Para aqueles que conhecem as rotinas do serviço público já devem ter se deparado com algumas tensões resultantes das diferenças da natureza pública e privada. Talvez o núcleo dessa tensão esteja na máxima em que todo o cidadão é livre para fazer o que bem entende, desde que não contrarie a lei. Já o Estado não pode fazer nada que não esteja previsto em lei. Bom, com isso, é comum encontrar manifestações de defesa de procedimentos em que o único argumento é a afirmação de que “sempre foi assim”. Tal situação me lembra muito o debate em torno da reforma política. Pode parecer uma comparação completamente desqualificada, mas a faço sem medo, pois acredito que as dificuldades em torno da reforma política moram na desinformação geral sobre o assunto.
Em um primeiro momento se faz necessário afirmar que o Congresso Nacional é a instância que mais acumulou estudos sobre as possibilidades de reforma política no Brasil. Portanto, não se trata, necessariamente, de um assunto de domínio popular. O estranhamento que a opinião pública tem com o tema revela a crise da representatividade e a distância entre governo e sociedade. É também a crise da representação política em que, via de regra, as campanhas são focadas nas personalidades em completo desprezo por qualquer programa de governo ou partido. Diante desse quadro prevalece o lógica do poder econômico que sustenta uma relação clientelista com o eleitorado brasileiro. O ciclo é perfeitamente sustentado na cultura política do país, que vive seu momento pós-ditadura. Existe um grupo importante de parlamentares que acreditam que o Brasil já vive outro momento político e estão dispostos a apreciar algumas propostas vinculadas a reforma política.
Na minha opinião, quatro propostas são importantes e podem mudar completamente as relações político-eleitorais no Brasil. As propostas alteram o modo de financiamento de campanha, definem novas regras de reforço a fidelidade partidária, mudam o modo de escolha dos candidatos propondo a composição de listas partidárias e redefinem regras sobre as coligações partidárias. O assunto parece absolutamente alienígena às conversas de bar, rodas de chimarrão, bate-papo na internet, conversas entre professores, programas de TV, artigos em jornais ou revistas, ou seja, é algo que tende a ser tratado pela elite política brasileira. Porém, suas conseqüências se darão sobre toda a população.
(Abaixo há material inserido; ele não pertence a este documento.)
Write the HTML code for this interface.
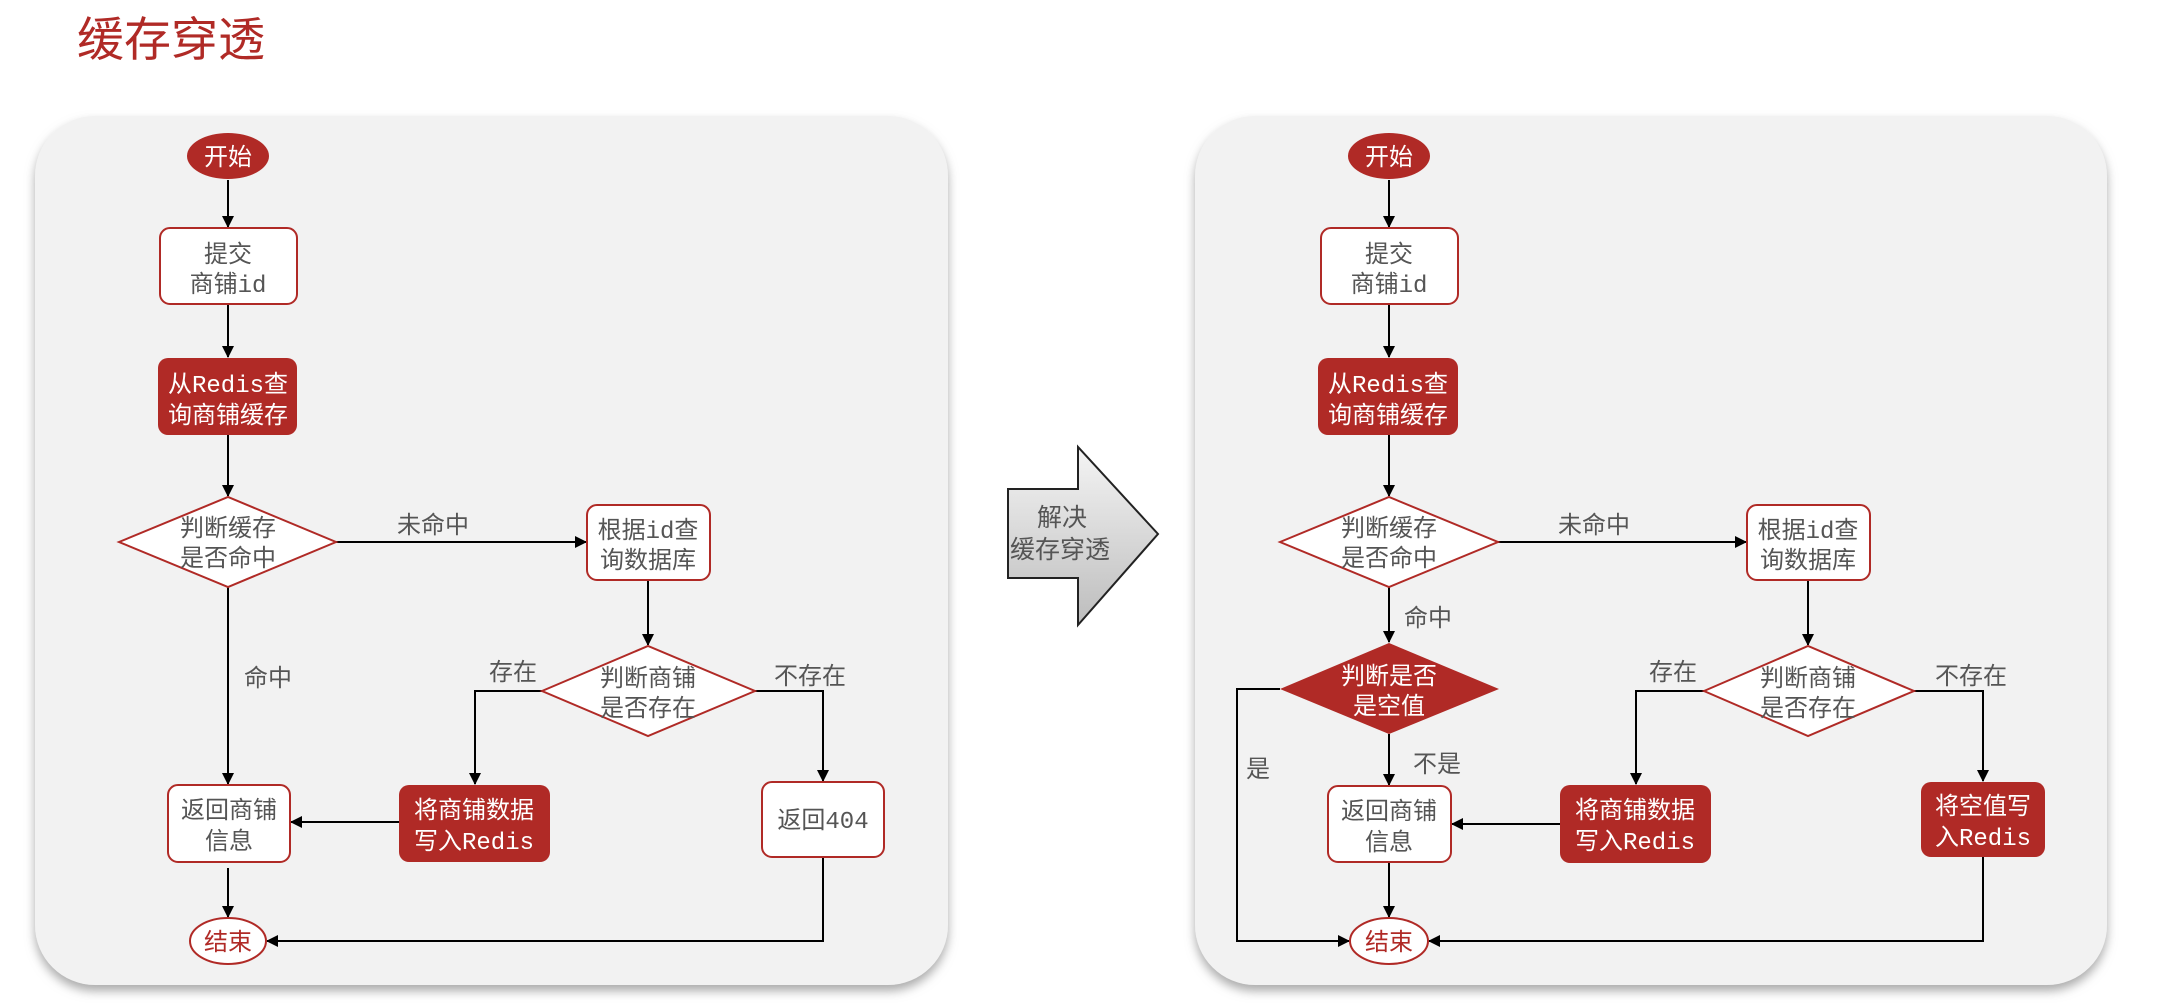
<!DOCTYPE html>
<html><head><meta charset="utf-8"><style>
html,body{margin:0;padding:0;background:#fff;}
svg{display:block;}
text{font-family:"Liberation Mono","Noto Sans CJK SC",monospace;font-size:24px;text-anchor:middle;}
.g{fill:#555;}
.w{fill:#fff;}
.r{fill:#b02a26;}
.lbl{font-family:"Liberation Sans","Noto Sans CJK SC",sans-serif;font-size:24px;fill:#555;}
</style></head><body>
<svg width="2183" height="1008" viewBox="0 0 2183 1008" xmlns="http://www.w3.org/2000/svg">
<defs>
<filter id="sh" x="-5%" y="-5%" width="110%" height="115%"><feDropShadow dx="0" dy="6" stdDeviation="5" flood-color="#888" flood-opacity="0.7"/></filter>
<linearGradient id="ag" x1="0" y1="0" x2="0" y2="1"><stop offset="0" stop-color="#f4f4f4"/><stop offset="1" stop-color="#bdbdbd"/></linearGradient>
<marker id="ah" markerWidth="12" markerHeight="12" refX="11" refY="6" orient="auto" markerUnits="userSpaceOnUse"><path d="M0,0 L12,6 L0,12 z" fill="#000"/></marker>
</defs>
<text x="171" y="56" style="font-family:'Liberation Sans','Noto Sans CJK SC',sans-serif;font-size:47px;fill:#b02a26;">缓存穿透</text>

<rect x="35" y="116" width="913" height="869" rx="60" fill="#f2f2f2" filter="url(#sh)"/>
<rect x="1195" y="116" width="912" height="869" rx="60" fill="#f2f2f2" filter="url(#sh)"/>

<polygon points="1008,489 1078,489 1078,447 1158,534 1078,625 1078,578 1008,578" fill="url(#ag)" stroke="#222" stroke-width="2"/>
<text x="1062" y="526" class="lbl" style="font-size:25px">解决</text>
<text x="1060" y="558" class="lbl" style="font-size:25px">缓存穿透</text>

<g stroke="#000" stroke-width="2" fill="none">
<line x1="228" y1="180" x2="228" y2="227" marker-end="url(#ah)"/>
<line x1="228" y1="304" x2="228" y2="357" marker-end="url(#ah)"/>
<line x1="228" y1="435" x2="228" y2="496" marker-end="url(#ah)"/>
<line x1="336" y1="542" x2="586" y2="542" marker-end="url(#ah)"/>
<line x1="648" y1="580" x2="648" y2="645" marker-end="url(#ah)"/>
<polyline points="542,691 475,691 475,784" marker-end="url(#ah)"/>
<polyline points="755,691 823,691 823,781" marker-end="url(#ah)"/>
<line x1="228" y1="587" x2="228" y2="784" marker-end="url(#ah)"/>
<line x1="399" y1="822" x2="291" y2="822" marker-end="url(#ah)"/>
<line x1="228" y1="868" x2="228" y2="917" marker-end="url(#ah)"/>
<polyline points="823,857 823,941 267,941" marker-end="url(#ah)"/>
<line x1="1389" y1="180" x2="1389" y2="227" marker-end="url(#ah)"/>
<line x1="1389" y1="304" x2="1389" y2="357" marker-end="url(#ah)"/>
<line x1="1389" y1="435" x2="1389" y2="496" marker-end="url(#ah)"/>
<line x1="1498" y1="542" x2="1746" y2="542" marker-end="url(#ah)"/>
<line x1="1808" y1="580" x2="1808" y2="645" marker-end="url(#ah)"/>
<polyline points="1704,691 1636,691 1636,784" marker-end="url(#ah)"/>
<polyline points="1914,691 1983,691 1983,781" marker-end="url(#ah)"/>
<line x1="1389" y1="587" x2="1389" y2="642" marker-end="url(#ah)"/>
<line x1="1389" y1="734" x2="1389" y2="785" marker-end="url(#ah)"/>
<polyline points="1280,689 1237,689 1237,941 1349,941" marker-end="url(#ah)"/>
<line x1="1560" y1="824" x2="1452" y2="824" marker-end="url(#ah)"/>
<line x1="1389" y1="862" x2="1389" y2="917" marker-end="url(#ah)"/>
<polyline points="1983,857 1983,941 1429,941" marker-end="url(#ah)"/>
</g>

<ellipse cx="228" cy="156" rx="41" ry="23" fill="#b02a26"/>
<text x="228" y="165" class="w" style="font-family:'Liberation Sans','Noto Sans CJK SC',sans-serif">开始</text>
<rect x="160" y="228" width="137" height="76" rx="10" fill="#fff" stroke="#b02a26" stroke-width="2"/>
<text x="228" y="262" class="g">提交</text><text x="228" y="292" class="g">商铺id</text>
<rect x="158" y="358" width="139" height="77" rx="10" fill="#b02a26"/>
<text x="228" y="392" class="w">从Redis查</text><text x="228" y="423" class="w">询商铺缓存</text>
<polygon points="119,542 228,497 336,542 228,587" fill="#fff" stroke="#b02a26" stroke-width="2"/>
<text x="228" y="536" class="g">判断缓存</text><text x="228" y="566" class="g">是否命中</text>
<text x="433" y="533" class="lbl">未命中</text>
<rect x="587" y="505" width="123" height="75" rx="10" fill="#fff" stroke="#b02a26" stroke-width="2"/>
<text x="648" y="538" class="g">根据id查</text><text x="648" y="568" class="g">询数据库</text>
<polygon points="542,691 648,646 755,691 648,736" fill="#fff" stroke="#b02a26" stroke-width="2"/>
<text x="648" y="686" class="g">判断商铺</text><text x="648" y="716" class="g">是否存在</text>
<text x="513" y="680" class="lbl">存在</text>
<text x="810" y="684" class="lbl">不存在</text>
<text x="268" y="686" class="lbl">命中</text>
<rect x="168" y="785" width="122" height="77" rx="10" fill="#fff" stroke="#b02a26" stroke-width="2"/>
<text x="229" y="818" class="g">返回商铺</text><text x="229" y="849" class="g">信息</text>
<rect x="399" y="785" width="151" height="77" rx="10" fill="#b02a26"/>
<text x="474" y="818" class="w">将商铺数据</text><text x="474" y="849" class="w">写入Redis</text>
<rect x="762" y="782" width="122" height="75" rx="10" fill="#fff" stroke="#b02a26" stroke-width="2"/>
<text x="823" y="828" class="g">返回404</text>
<ellipse cx="228" cy="941" rx="38" ry="23" fill="#fff" stroke="#b02a26" stroke-width="2"/>
<text x="228" y="950" class="r" style="font-family:'Liberation Sans','Noto Sans CJK SC',sans-serif">结束</text>

<ellipse cx="1389" cy="156" rx="41" ry="23" fill="#b02a26"/>
<text x="1389" y="165" class="w" style="font-family:'Liberation Sans','Noto Sans CJK SC',sans-serif">开始</text>
<rect x="1321" y="228" width="137" height="76" rx="10" fill="#fff" stroke="#b02a26" stroke-width="2"/>
<text x="1389" y="262" class="g">提交</text><text x="1389" y="292" class="g">商铺id</text>
<rect x="1318" y="358" width="140" height="77" rx="10" fill="#b02a26"/>
<text x="1388" y="392" class="w">从Redis查</text><text x="1388" y="423" class="w">询商铺缓存</text>
<polygon points="1280,542 1389,497 1498,542 1389,587" fill="#fff" stroke="#b02a26" stroke-width="2"/>
<text x="1389" y="536" class="g">判断缓存</text><text x="1389" y="566" class="g">是否命中</text>
<text x="1594" y="533" class="lbl">未命中</text>
<rect x="1747" y="505" width="123" height="75" rx="10" fill="#fff" stroke="#b02a26" stroke-width="2"/>
<text x="1808" y="538" class="g">根据id查</text><text x="1808" y="568" class="g">询数据库</text>
<polygon points="1704,691 1808,646 1914,691 1808,736" fill="#fff" stroke="#b02a26" stroke-width="2"/>
<text x="1808" y="686" class="g">判断商铺</text><text x="1808" y="716" class="g">是否存在</text>
<text x="1673" y="680" class="lbl">存在</text>
<text x="1971" y="684" class="lbl">不存在</text>
<text x="1428" y="626" class="lbl">命中</text>
<polygon points="1280,689 1389,643 1499,689 1389,734" fill="#b02a26"/>
<text x="1389" y="684" class="w">判断是否</text><text x="1389" y="714" class="w">是空值</text>
<text x="1437" y="772" class="lbl">不是</text>
<text x="1258" y="777" class="lbl">是</text>
<rect x="1328" y="786" width="123" height="76" rx="10" fill="#fff" stroke="#b02a26" stroke-width="2"/>
<text x="1389" y="819" class="g">返回商铺</text><text x="1389" y="850" class="g">信息</text>
<rect x="1560" y="785" width="151" height="78" rx="10" fill="#b02a26"/>
<text x="1635" y="818" class="w">将商铺数据</text><text x="1635" y="849" class="w">写入Redis</text>
<rect x="1921" y="782" width="124" height="75" rx="10" fill="#b02a26"/>
<text x="1983" y="814" class="w">将空值写</text><text x="1983" y="845" class="w">入Redis</text>
<ellipse cx="1389" cy="941" rx="39" ry="23" fill="#fff" stroke="#b02a26" stroke-width="2"/>
<text x="1389" y="950" class="r" style="font-family:'Liberation Sans','Noto Sans CJK SC',sans-serif">结束</text>
</svg>
</body></html>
A idéia de enfrentamento da cries da representação, cries ética, corrupção passam necessariamente por uma revisão sobre a forma que realizamos os processos eleitorais no Brasil. Relembrando a máxima de que “sempre foi assim”, vale lembrar que para isso não serve. Também é oportuno lembrar os motivos que deram origem ao sistema político vigente em nosso país. Ainda é possível perceber as marcas genéticas do governo Castelo Branco (1964 – 1967), em que o General Golbery de Couto e Silva articulou um plano para impedir o crescimento vertiginoso do PTB, sob o argumento de que se deveria garantir as bases de uma transição “lenta, gradual e segura”. Depois a forma como o sistema parlamentarista foi debatido no Congresso Nacional, que introduziu suas bases na reforma constitucional de 1988, acabou consagrando o regime presidencialista. Com o mandato de Fernando Henrique Cardoso instituímos um regime ainda mais autoritário que vai das medidas provisórias até a possibilidade da reeleição. Talvez hoje as pessoas já encarem a reeleição como algo normal. Mas, certamente, é mais fácil compreender que essas mudanças foram tomadas para assegurar determinados grupos no poder do que aproximar o governo da sociedade. Talvez seja o momento de debater uma reforma política que moralize os processos eleitorais, reforce as instituições partidárias e aproxime a sociedade dos governos em mandatos eleitos por seus programas e propostas. Utópico? Acho que não, a resposta depende do tempo em que se vive, pois sabemos que nem sempre foi assim e assim não será para sempre. Então como será?